Listerine Shown Effective Against Oral Gonorrhea

Via STAT:

Gargling with Listerine can eliminate gonorrhea throat infection, scientists reported on Tuesday in the journal Sexually Transmitted Infections. Scientists led by Dr. Eric Chow of the Melbourne Sexual Health Center ran two experiments. First they added Listerine Cool Mint or Total Care to lab dishes full of Neisseria gonorrhoeae bacteria. Undiluted, both flavors left zero bacteria alive in the dishes after a minute of exposure. Even diluted 4-to-1 they killed most of the microbes.

Then the researchers enrolled men who have sex with men, and who tested positive for gonorrhea in their mouth or throat, in a randomized clinical trial: 104 rinsed and gargled once with Cool Mint, 92 did so with saline. Five minutes later, 84 percent of the saline group still tested positive for gonorrhea on a throat culture. Only 52 percent of the Listerine users did. Testing negative “means there is no viable N. gonorrhoeae present on the swab,” Chow said.

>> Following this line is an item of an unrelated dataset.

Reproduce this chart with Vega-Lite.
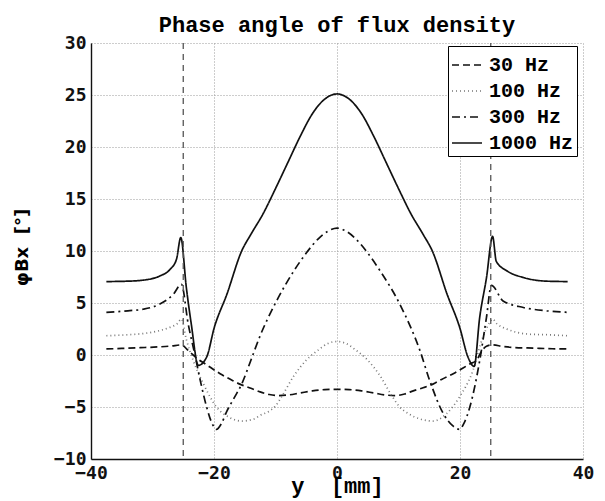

There’s a remote possibility that there were viable bacteria on the throat culture, but in amounts too small to detect. And testing people five minutes after they gargled doesn’t show whether Listerine had more than a short-lived effect. On the other hand, in the lab bench study the microbes, once gone, stayed gone. And the finding that a single gargle eliminated gonorrhea bacteria in the throats of nearly half the men raises the possibility that doing it regularly might keep the microbes away and prevent gonorrhea transmission through oral sex.

Oral gonorrhea is usually symptom-free but still highly communicable.